Should the federal government be providing breakfast, lunch and supper for school children in poor families? Should the faith community be doing more?
Six years ago we enrolled our younger children at William H. Brewster Elementary, a Memphis City School two blocks from our Binghampton home. Brewster is a Title 1 school, meaning it receives additional federal money to assist the large majority of its students who are from low income families. On registration day we were asked to sign the usual host of forms, including a permission slip to use our children’s photographic images in school-related publications and an application for free or reduced-cost meals.
My wife signed the first form but declined to complete the second because our family income is far above the poverty level. That didn’t really matter, she was told. Because the majority of Brewster students met the free lunch requirements, all students could eat breakfast and lunch for free. Over the years, we’ve elected not to avail ourselves of this benefit.
A few weeks after registration we had a bit of a shock. Our daughter Shannon was featured prominently on a district-wide poster promoting the free school meal program. Our response to the poster could best be described as embarrassment. Perhaps that’s the wrong reaction, but we didn’t want people thinking we weren’t feeding our kids breakfast before school or packing them a lunch every day.
The Donlons are outliers at Brewster, but we’ve been at the school and in the community long enough to know that the majority of families there have the means to feed their kids. In our experience, Tony Geraci, MCS’s executive director of school nutrition, was mistaken when he said “Here’s the reality: For a lot of the kids that come to school, the only real meal they can count on comes from the school.”
Here’s the objective data to back up my position: somewhere between 50% and 60% of MCS kids, including those at Brewster, are overweight or obese. Because I’m a physician, the leadership at Brewster has repeatedly asked me to speak to the teachers and parents about diet and exercise. We’ve included messages about the dangers or sweet drinks and junk food at PTO meetings. In the spirit of First Lady Michelle Obama’s “Let’s Move” campaign, we’ve held field days and better structured recess time.
There are doubtless children at our Title 1 schools who aren’t receiving adequate nutrition at home, but they are thankfully rare. Low income families receive additional benefits that include AFDC money and EBT/Food Stamps to insure that their children don’t go hungry.
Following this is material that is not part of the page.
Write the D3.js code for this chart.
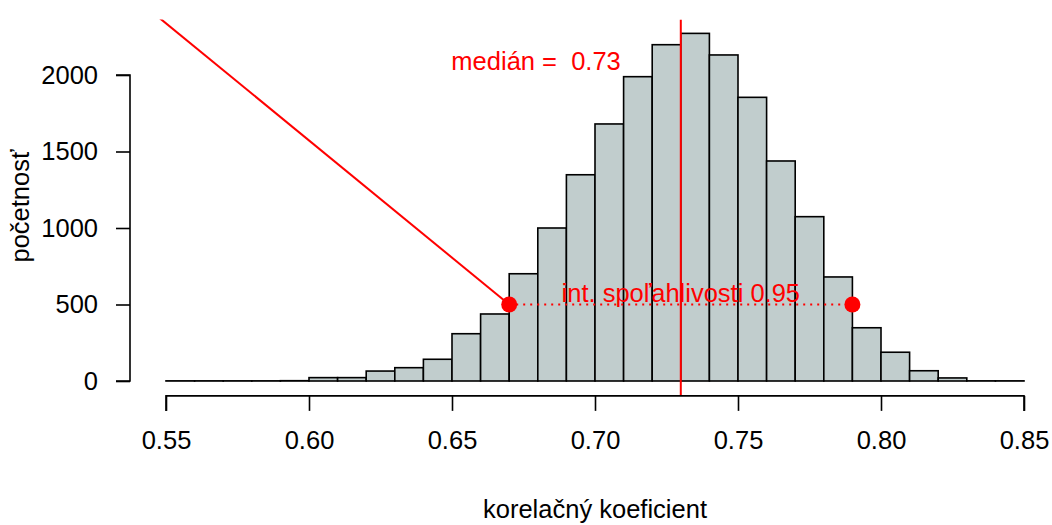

Instead of blanket feeding programs we should earnestly look for those few kids who aren’t being provided for at home and intervene on their behalf. Such an approach would be more labor intensive and perhaps more costly. Case managers would have to make home visits and ask hard questions. We’ll discover things we don’t want to see and face new questions about how to justly respond to those challenges.
In the long run, it’s worth it. This latest policy decision has the outward appearance of compassion, but it unintentionally weakens urban families. If our struggling communities are going to make progress, parents will have to take more, not less, responsibility for the feeding, supervising, and educating of their children.